As already mentioned in a previous blog, ActiveMQ has been used in the scope of Alfresco since quite some time. Initially, as an optional component but then, it became mandatory. Just like for the Database, if ActiveMQ isn’t installed or not reachable, Alfresco will never completely start. Of course, for the Database, you will see that quickly since there will be errors on the Alfresco startup logs but that’s not really the case for ActiveMQ because it is only a subsystem and Alfresco will just quietly wait for this “Messaging” subsystem to be available before continuing the startup process. In this blog, I will show a case I faced recently where ActiveMQ wouldn’t start for a non-obvious reason and therefore Alfresco was stuck in the startup process as well.

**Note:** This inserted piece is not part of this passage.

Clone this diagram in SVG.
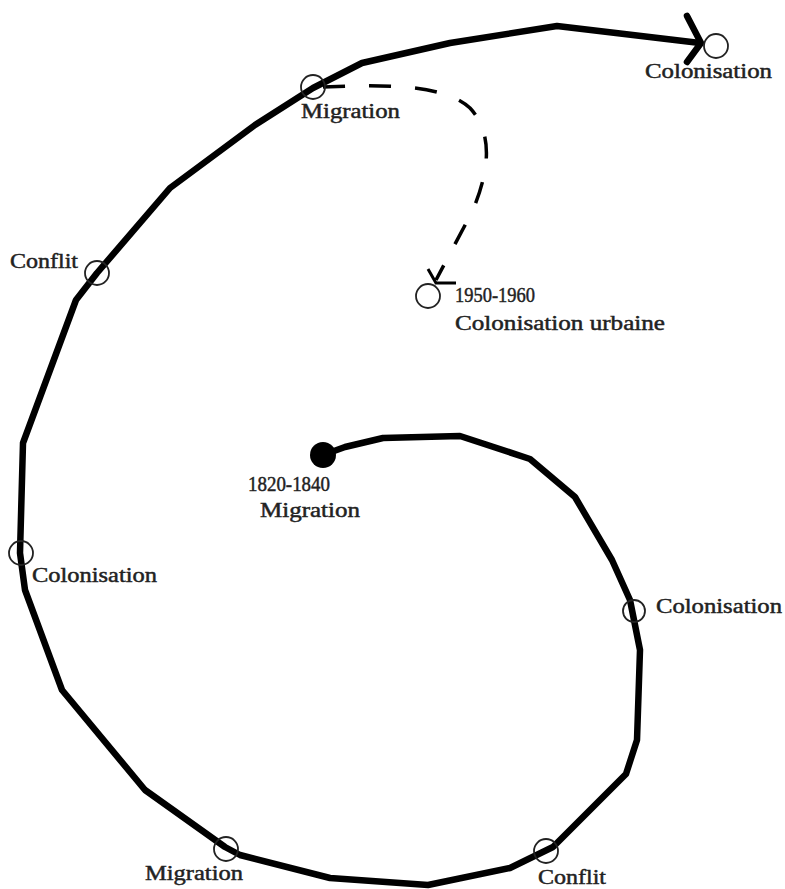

You can always try to disable the automatic startup of the “Messaging” subsystem (using “messaging.subsystem.autoStart=false“) and you might want to disable the Event one as well. However, it should only stop the automatic startup of the subsystem, that doesn’t mean that it won’t be started later, on-demand. Another alternative could be to use the in-memory broker queue (using something like “messaging.broker.url=vm://localhost?broker.persistent=false” and making sure you have the activemq broker jar loaded). These options are out of scope of this blog since I needed a real ActiveMQ installation, working.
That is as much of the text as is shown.